En mars 2018, Kévin Lucas était contrôlé au volant d'un véhicule avec plusieurs personnes en situation irrégulière à son bord sur une route des Hautes-Alpes. En première instance, le tribunal de Gap l'avait condamné à 4 mois avec sursis.
Ce mercredi, ils étaient une petite centaine de militants, à l'appel du "Collectif de soutien aux 4+3+2", à être venu soutenir Kevin Lucas, un berger briançonnais de 32 ans. Il lui est reproché d'avoir transporté, en mars 2018, plusieurs personnes en situation irrégulière dans son véhicule et de les avoir aidé à franchir la frontière de Montgenèvre (Hautes-Alpes), entre l'Italie et la France. En janvier dernier, il avait été condamné par le tribunal de Gap à 4 mois de prison avec sursis pour refus de se soumettre à un contrôle de gendarmerie et aide à l'entrée irrégulière.
"On joue à rôles renversés. Ceux qui sont poursuivi sont ceux qui respectent le droit. Et ceux qui accusent sont ceux qui bafouent le droit", s'indigne Michel Rousseau, porte-parole de l'association "Tous migrants", présent ce mercredi devant la Cour d'appel de Grenoble. "Ces personnes [en situation irrégulière, ndlr], on les connaît : ce n'est pas la misère du monde. Nous, on a accueilli 10.000 personnes dans le Briançonnais. On s'est enrichi des échanges avec eux. Ce sont des gens qui sont forts, qui ont supporté énormement de souffrances, de misères. Ils font ainsi honneur à la France en faisant confiance à notre pays."
La question du "délit de solidarité"
À la barre, Kevin Lucas a répondu a donné sa version. Il reconnaît avoir transporté ces personnes, mais pas de les avoir aidé à franchir la frontière. Il assure qu'il n'y avait "pas de contrepartie" à son comportement, mais un but "humanitaire" pour éviter la "mise en danger de ces personnes en hiver". "Je voulais les ramener en sécurité à Briançon", a-t-il déclaré."On demande une relaxe pure et simple", explique Me Maeva Binimélis, la conseil du jeune homme, après environ deux heures d'audience. Elle s'appuie notamment sur la question prioritaire de constitutionnalité rendue par le Conseil constitutionnel le 6 juillet 2018 à propos du "délit de solidarité". Les Sages ont indiqué qu'interdire l'aide à la circulation d'un étranger en situation irrégulière, alors que cette aide "est motivée par un but humanitaire", était contraire à la Constitution et au principe de fraternité.
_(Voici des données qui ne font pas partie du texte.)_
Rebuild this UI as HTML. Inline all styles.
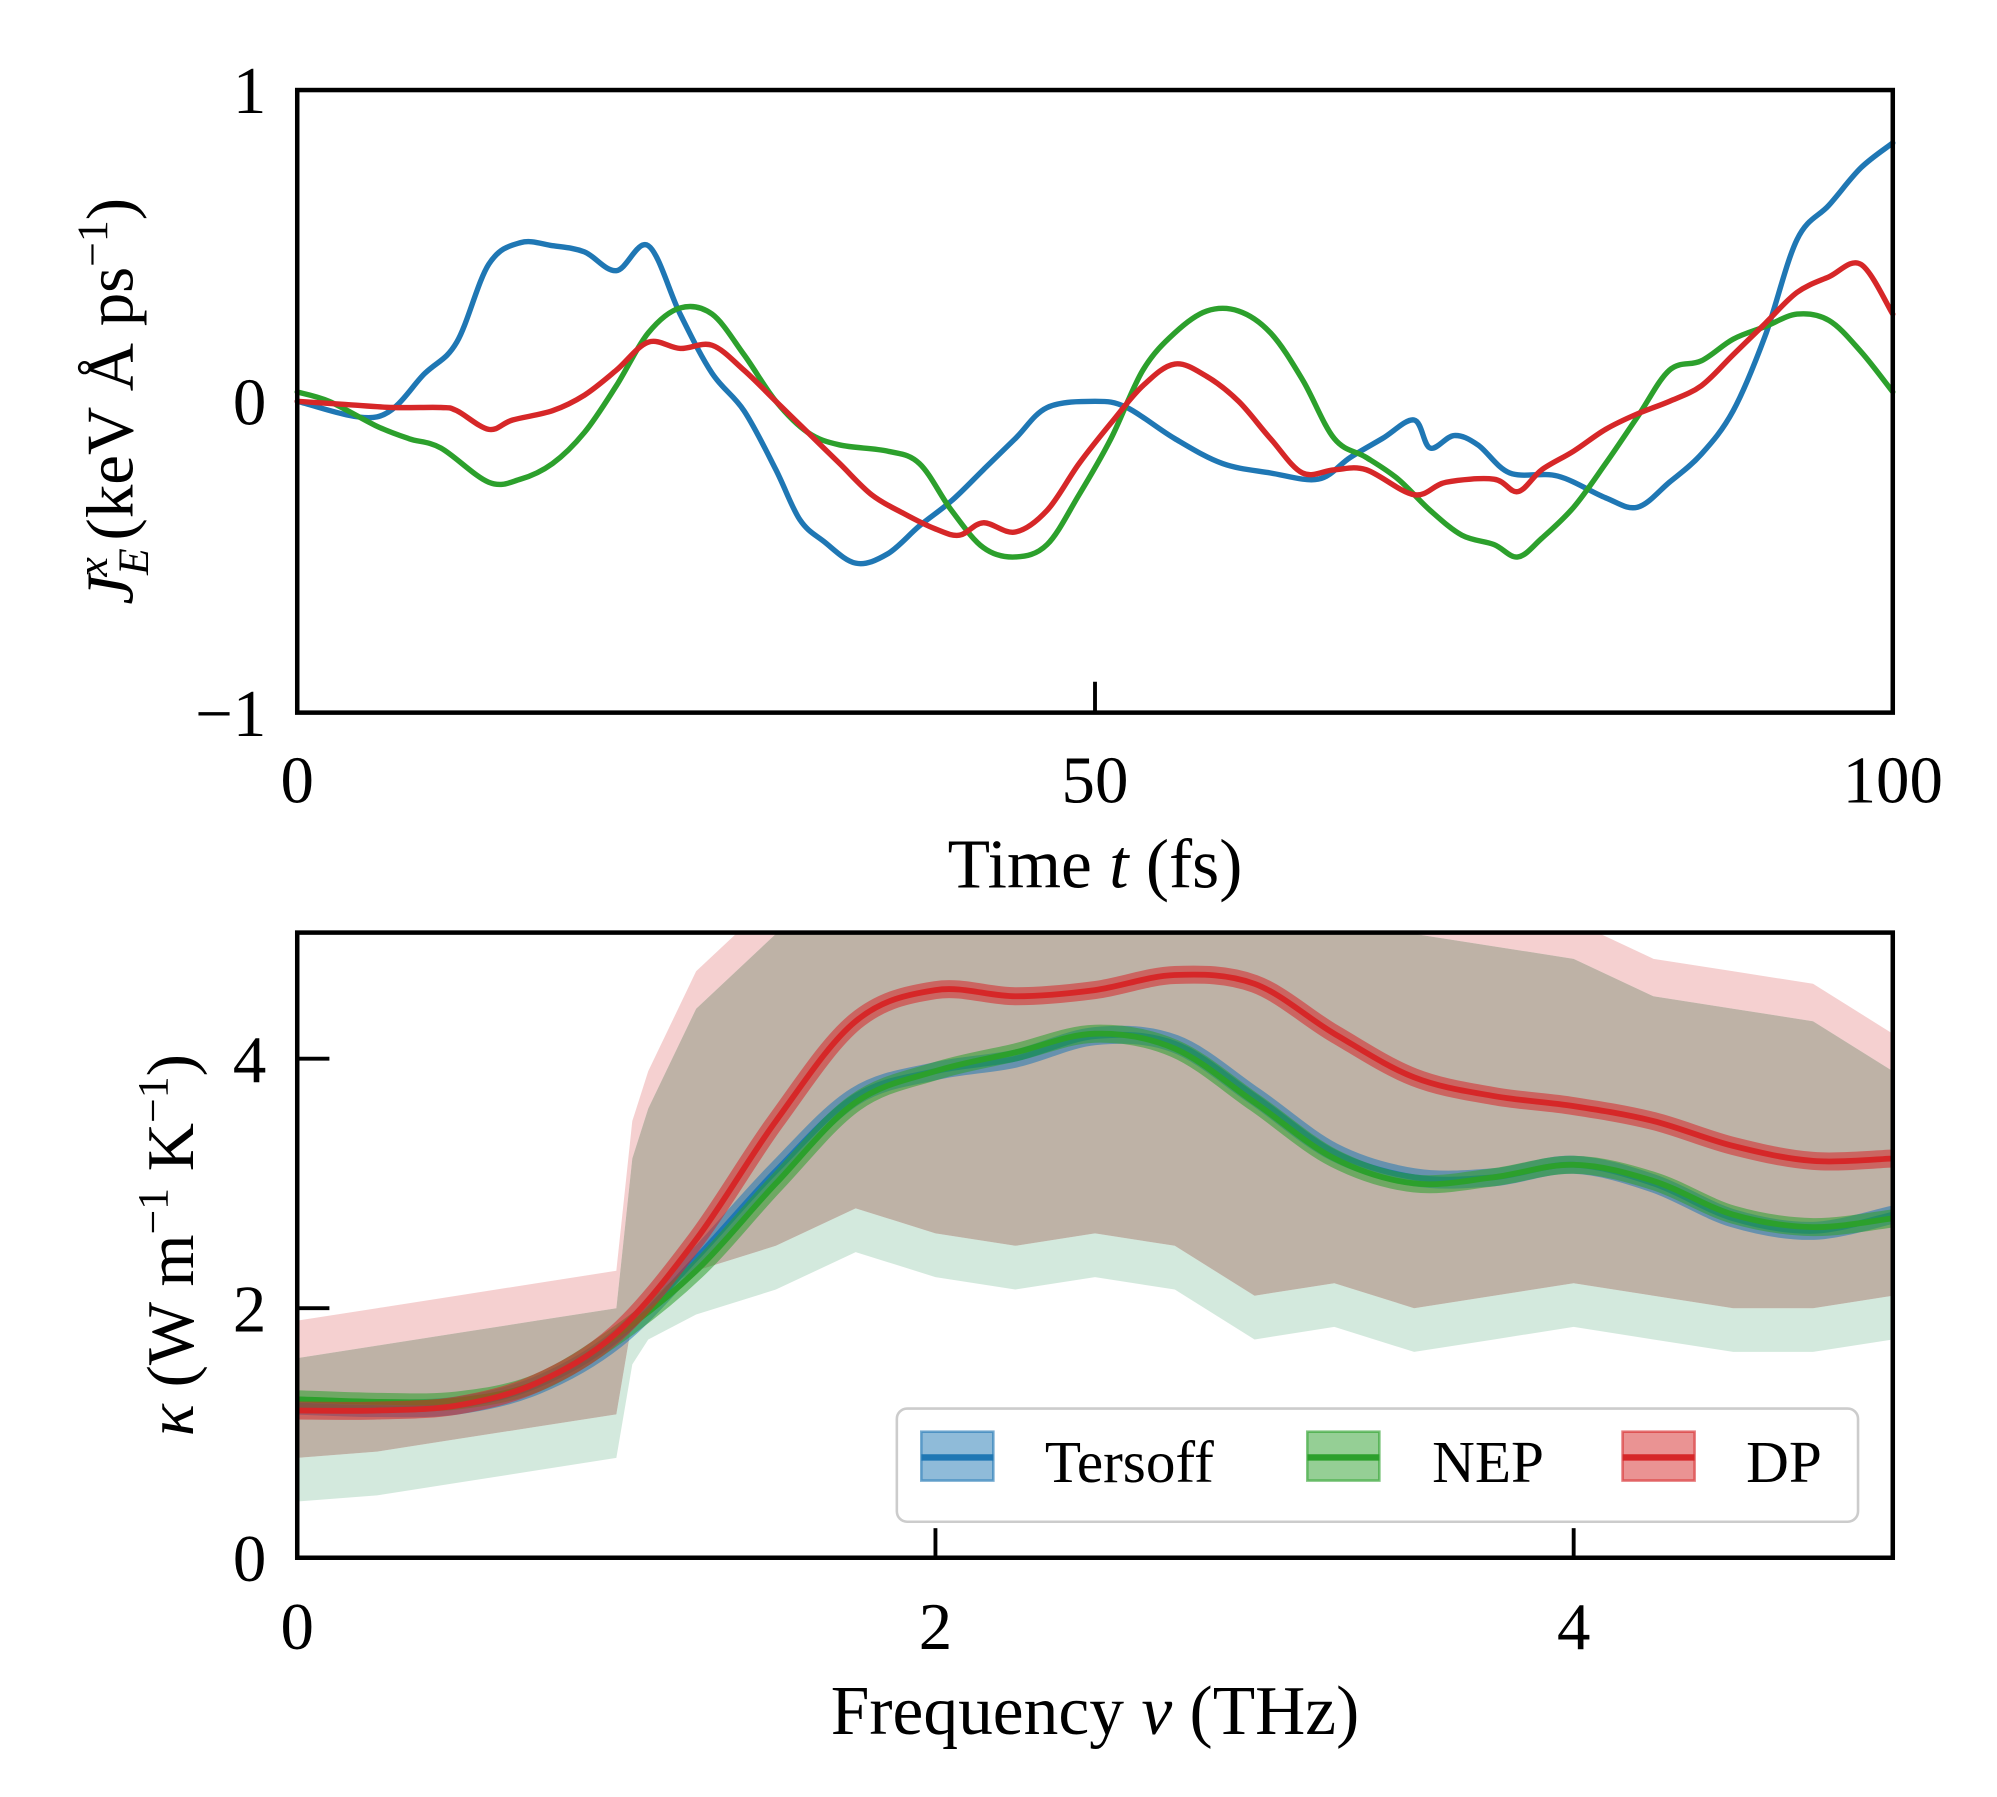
<!DOCTYPE html>
<html><head><meta charset="utf-8"><style>
html,body{margin:0;padding:0;background:#fff;}
svg{display:block;}
text{font-family:"Liberation Serif",serif;fill:#000;}
</style></head><body>
<svg id="chart" width="1997" height="1797" viewBox="0 0 1552 1397" preserveAspectRatio="none" xmlns="http://www.w3.org/2000/svg">
<defs><clipPath id="bclip"><rect x="231" y="725" width="1240" height="486"/></clipPath></defs>
<g id="topPanel"></g>
<g id="botPanel"></g>
</svg>
<script>
// ---- top panel data (time fs, heat current) ----
const tersoffT=[0,5,8,10,12,14,16,18,20,22,24,26,28,30,31.5,33,35,37,39,41,43,45,47,50,52,55,58,61,64,66,68,70,71,72.5,74,76,79,82,84,86,88,90,92,94,96,98,100];
const tersoffJ=[0,-0.05,0.09,0.19,0.44,0.51,0.5,0.48,0.42,0.5,0.28,0.09,-0.03,-0.22,-0.38,-0.45,-0.52,-0.49,-0.4,-0.32,-0.22,-0.12,-0.02,0,-0.02,-0.12,-0.2,-0.23,-0.25,-0.18,-0.12,-0.06,-0.15,-0.11,-0.14,-0.23,-0.24,-0.31,-0.34,-0.26,-0.17,-0.03,0.21,0.52,0.63,0.75,0.83];
const nepT=[0,2,5,7,9,12,14,16,18,20,22,24,26,28,30,32,34,37,39,41,43,45,47,49,51,53,55,57,59,61,63,65,67,69,71,73,75,76.5,78,80,82,84,86,88,90,92,94,96,98,100];
const nepJ=[0.03,0,-0.08,-0.12,-0.15,-0.26,-0.25,-0.2,-0.1,0.05,0.22,0.3,0.28,0.15,0,-0.1,-0.14,-0.16,-0.2,-0.35,-0.47,-0.5,-0.46,-0.3,-0.12,0.1,0.22,0.29,0.29,0.22,0.07,-0.12,-0.18,-0.25,-0.35,-0.43,-0.46,-0.5,-0.44,-0.34,-0.2,-0.05,0.1,0.13,0.2,0.24,0.28,0.26,0.16,0.03];
const dpT=[0,3,6,9,10,12,13.5,16,18,20,22,24,26,28,30,32,34,36,38,40,41.5,43,45,47,49,51,53,55,57,59,61,63,65,67,70,72,75,76.5,78,80,82,84,86,88,90,92,94,96,98,100];
const dpJ=[0,-0.01,-0.02,-0.02,-0.03,-0.09,-0.06,-0.03,0.02,0.1,0.19,0.17,0.18,0.1,0,-0.1,-0.2,-0.3,-0.36,-0.41,-0.43,-0.39,-0.42,-0.35,-0.2,-0.07,0.05,0.12,0.08,0,-0.12,-0.23,-0.22,-0.22,-0.3,-0.26,-0.25,-0.29,-0.22,-0.16,-0.09,-0.04,0,0.05,0.15,0.25,0.35,0.4,0.44,0.28];
const topXTicks=[0,50,100], topYTicks=[1,0,-1];
// ---- bottom panel data (frequency THz, kappa) ----
const freq=[0,0.25,0.5,0.75,1.0,1.25,1.5,1.75,2.0,2.25,2.5,2.75,3.0,3.25,3.5,3.75,4.0,4.25,4.5,4.75,5.0];
const dpK=[1.18,1.18,1.22,1.4,1.8,2.55,3.5,4.3,4.55,4.5,4.55,4.67,4.6,4.2,3.85,3.7,3.62,3.5,3.3,3.18,3.2];
const tersoffK=[1.22,1.2,1.22,1.38,1.75,2.4,3.1,3.7,3.9,4.0,4.18,4.12,3.7,3.25,3.05,3.05,3.15,3.0,2.72,2.62,2.75];
const nepK=[1.27,1.25,1.26,1.4,1.78,2.3,3.0,3.65,3.9,4.05,4.2,4.08,3.65,3.2,3.0,3.05,3.15,3.02,2.75,2.65,2.72];
const rawF=[0,0.25,0.5,0.75,1.0,1.05,1.1,1.25,1.5,1.75,2.0,2.25,2.5,2.75,3.0,3.25,3.5,3.75,4.0,4.25,4.5,4.75,5.0];
const rawHi=[1.6,1.7,1.8,1.9,2.0,3.2,3.6,4.4,5,5,5,5,5,5,5,5,5,4.9,4.8,4.5,4.4,4.3,3.9];
const rawLo=[0.8,0.85,0.95,1.05,1.15,1.9,2.1,2.3,2.5,2.8,2.6,2.5,2.6,2.5,2.1,2.2,2.0,2.1,2.2,2.1,2.0,2.0,2.1];
const botXTicks=[0,2,4], botYTicks=[0,2,4];

const NS='http://www.w3.org/2000/svg';
function mk(parent,tag,attrs,txt){const e=document.createElementNS(NS,tag);for(const k in attrs)e.setAttribute(k,attrs[k]);if(txt!==undefined)e.textContent=txt;parent.appendChild(e);return e;}
const topG=document.getElementById('topPanel'), botG=document.getElementById('botPanel');
const tx=t=>231+(t/100)*1240, ty=v=>312-v*242;
function smoothPath(pts){
  let d='M'+pts[0][0].toFixed(1)+','+pts[0][1].toFixed(1);
  for(let i=0;i<pts.length-1;i++){
    const p0=pts[i-1]||pts[i],p1=pts[i],p2=pts[i+1],p3=pts[i+2]||p2;
    const c1=[p1[0]+(p2[0]-p0[0])/6,p1[1]+(p2[1]-p0[1])/6];
    const c2=[p2[0]-(p3[0]-p1[0])/6,p2[1]-(p3[1]-p1[1])/6];
    d+='C'+c1[0].toFixed(1)+','+c1[1].toFixed(1)+' '+c2[0].toFixed(1)+','+c2[1].toFixed(1)+' '+p2[0].toFixed(1)+','+p2[1].toFixed(1);
  }
  return d;
}
function line(g,xs,ys,fx,fy,color,w,op,name){
  const pts=xs.map((x,i)=>[fx(x),fy(ys[i])]);
  const p=mk(g,'path',{d:smoothPath(pts),fill:'none',stroke:color,'stroke-width':w,'stroke-opacity':op,'stroke-linejoin':'round','stroke-linecap':'round'});
  
  
  return p;
}
line(topG,tersoffT,tersoffJ,tx,ty,'#1f77b4',4.2,1,'tersoff-current-line');
line(topG,nepT,nepJ,tx,ty,'#2ca02c',4.2,1,'nep-current-line');
line(topG,dpT,dpJ,tx,ty,'#d62728',4.2,1,'dp-current-line');
let fr=mk(topG,'rect',{x:231,y:70,width:1240,height:484,fill:'none',stroke:'#000','stroke-width':3.5});


topXTicks.forEach(t=>{
  mk(topG,'line',{x1:tx(t),x2:tx(t),y1:554,y2:530,stroke:'#000','stroke-width':3});
  const l=mk(topG,'text',{x:tx(t),y:624,'text-anchor':'middle','font-size':52},String(t));
  
  
});
topYTicks.forEach(v=>{
  const l=mk(topG,'text',{x:207,y:ty(v)+18,'text-anchor':'end','font-size':52},v<0?'\u2212'+(-v):String(v));
  
  
});
let xl=mk(topG,'text',{x:851,y:690,'text-anchor':'middle','font-size':54});
xl.innerHTML='Time <tspan font-style="italic">t</tspan> (fs)';


let yl=mk(topG,'text',{transform:'translate(103,312) rotate(-90)','text-anchor':'middle','font-size':52});
yl.innerHTML='<tspan font-style="italic">J</tspan><tspan font-style="italic" font-size="34" dy="12">E</tspan><tspan font-style="italic" font-size="34" dx="-22" dy="-32">x</tspan><tspan dy="20"> (keV Å ps</tspan><tspan font-size="34" dy="-20">−1</tspan><tspan dy="20">)</tspan>';



const bx=f=>231+f*248, by=k=>1211-k*97;
const cg=mk(botG,'g',{'clip-path':'url(#bclip)'});
function band(g,xs,hi,lo,color,op,name){
  let d='';xs.forEach((x,i)=>{d+=(i?'L':'M')+bx(x).toFixed(1)+','+by(hi[i]).toFixed(1);});
  for(let i=xs.length-1;i>=0;i--)d+='L'+bx(xs[i]).toFixed(1)+','+by(lo[i]).toFixed(1);
  const p=mk(g,'path',{d:d+'Z',fill:color,'fill-opacity':op});
  
  
}
band(cg,rawF,rawHi.map(v=>v+0.3),rawHi,'#eeb0b0',0.6,'dp-raw-spikes');
band(cg,rawF,rawLo,rawLo.map(v=>v-0.35),'#a8d4bc',0.5,'nep-raw-spikes');
band(cg,rawF,rawHi,rawLo,'#a39180',0.7,'raw-kappa-band');
[[tersoffK,'#1f77b4','tersoff'],[nepK,'#2ca02c','nep'],[dpK,'#d62728','dp']].forEach(([k,c,n])=>{
  line(cg,freq,k,bx,by,c,14,0.55,n+'-kappa-band');
  line(cg,freq,k,bx,by,c,4.5,1,n+'-kappa-line');
});
let fr2=mk(botG,'rect',{x:231,y:725,width:1240,height:486,fill:'none',stroke:'#000','stroke-width':3.5});


botXTicks.forEach(f=>{
  mk(botG,'line',{x1:bx(f),x2:bx(f),y1:1211,y2:1188,stroke:'#000','stroke-width':3});
  const l=mk(botG,'text',{x:bx(f),y:1282,'text-anchor':'middle','font-size':52},String(f));
  
  
});
botYTicks.forEach(v=>{
  mk(botG,'line',{x1:231,x2:256,y1:by(v),y2:by(v),stroke:'#000','stroke-width':3});
  const l=mk(botG,'text',{x:207,y:by(v)+18,'text-anchor':'end','font-size':52},String(v));
  
  
});
let xl2=mk(botG,'text',{x:851,y:1348,'text-anchor':'middle','font-size':54});
xl2.innerHTML='Frequency <tspan font-style="italic">ν</tspan> (THz)';


let yl2=mk(botG,'text',{transform:'translate(150,968) rotate(-90)','text-anchor':'middle','font-size':52});
yl2.innerHTML='<tspan font-style="italic">κ</tspan> (W m<tspan font-size="34" dy="-20">−1</tspan><tspan dy="20"> K</tspan><tspan font-size="34" dy="-20">−1</tspan><tspan dy="20">)</tspan>';


const lg=mk(botG,'g',{});


mk(lg,'rect',{x:697,y:1095,width:747,height:88,rx:8,fill:'#fff','fill-opacity':0.85,stroke:'#ccc','stroke-width':2});
[['Tersoff','#1f77b4',716,812],['NEP','#2ca02c',1016,1113],['DP','#d62728',1261,1357]].forEach(([n,c,px,tx2])=>{
  const e=mk(lg,'g',{});
  
  
  mk(e,'rect',{x:px,y:1113,width:56,height:38,fill:c,'fill-opacity':0.5,stroke:c,'stroke-opacity':0.6,'stroke-width':2});
  mk(e,'line',{x1:px,x2:px+56,y1:1133,y2:1133,stroke:c,'stroke-width':5});
  mk(e,'text',{x:tx2,y:1152,'font-size':46},n);
});
</script>
</body></html>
"Je suis intimement convaincue que mon client n'a commis aucune infraction", poursuit l'avocate. "Ca a été rappelé par le Conseil constitutionnel le 6 juillet 2018. Il serait regrettable de devoir saisir d'autres juridictions, notamment européenne, pour que ce soit à nouveau rappelé." De son côté, l'avocat général a requis la même peine qu'en première instance : 4 mois de prison avec sursis.
La décision de la Cour d'appel de Grenoble a été mise en délibéré au 23 octobre.